Wurmbrand continued his missionary activities even after the coming to power of the Communist Party in Romania, although he knew that the authorities regarded what he was doing as illegal. This led to his arrest by the Communist authorities in February 1948. For eight years he was held in solitary confinement under a false name. At first the authorities said that he had fled the country, but later a number of Communist agents posing as former detainees suggested to his family that he had in fact died in prison. He was freed in 1956, but two years later he was imprisoned again, this time for six years.
Pastor Wurmbrand was finally released in 1964 as a result of a general amnesty of prisoners and settled in the United States with his family. While he was in Philadelphia, he happened to be passing a public demonstration in support of the Communist regime in Vietnam. The demonstration was suddenly interrupted by an unknown person who claimed to have a doctorate in Communism. As he spoke these words, he showed the crowd the scars of old wounds on his chest and back as evidence of the torture to which he had been subjected. Then the stranger – no other than Wurmbrand –exhorted those present to side with the victims and not with the torturers.

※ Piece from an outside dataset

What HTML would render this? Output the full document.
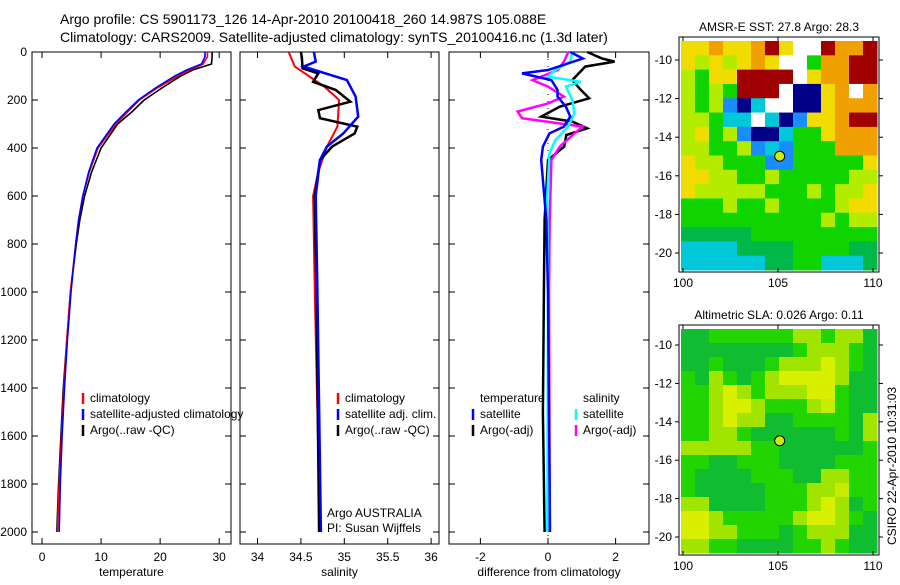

Later, Wurmbrand gave evidence before the US Senate Committee on Internal Security. As a result, news of the atrocities Christians were suffering in Communist countries spread throughout the world.
While in America, he founded Voice of the Martyrs, an organisation that fights against the persecution of Christians by Communist regimes anywhere in the world.
Richard Wurmbrand died in 2001. His legacy – quite apart from his Christian testimony and his books – can be summed up in his own words: “In all that I have suffered alongside my brethren in the faith, it is Jesus Christ alone that I want to be seen. He is the one who kept us in the faith and gave us the power to be victorious”.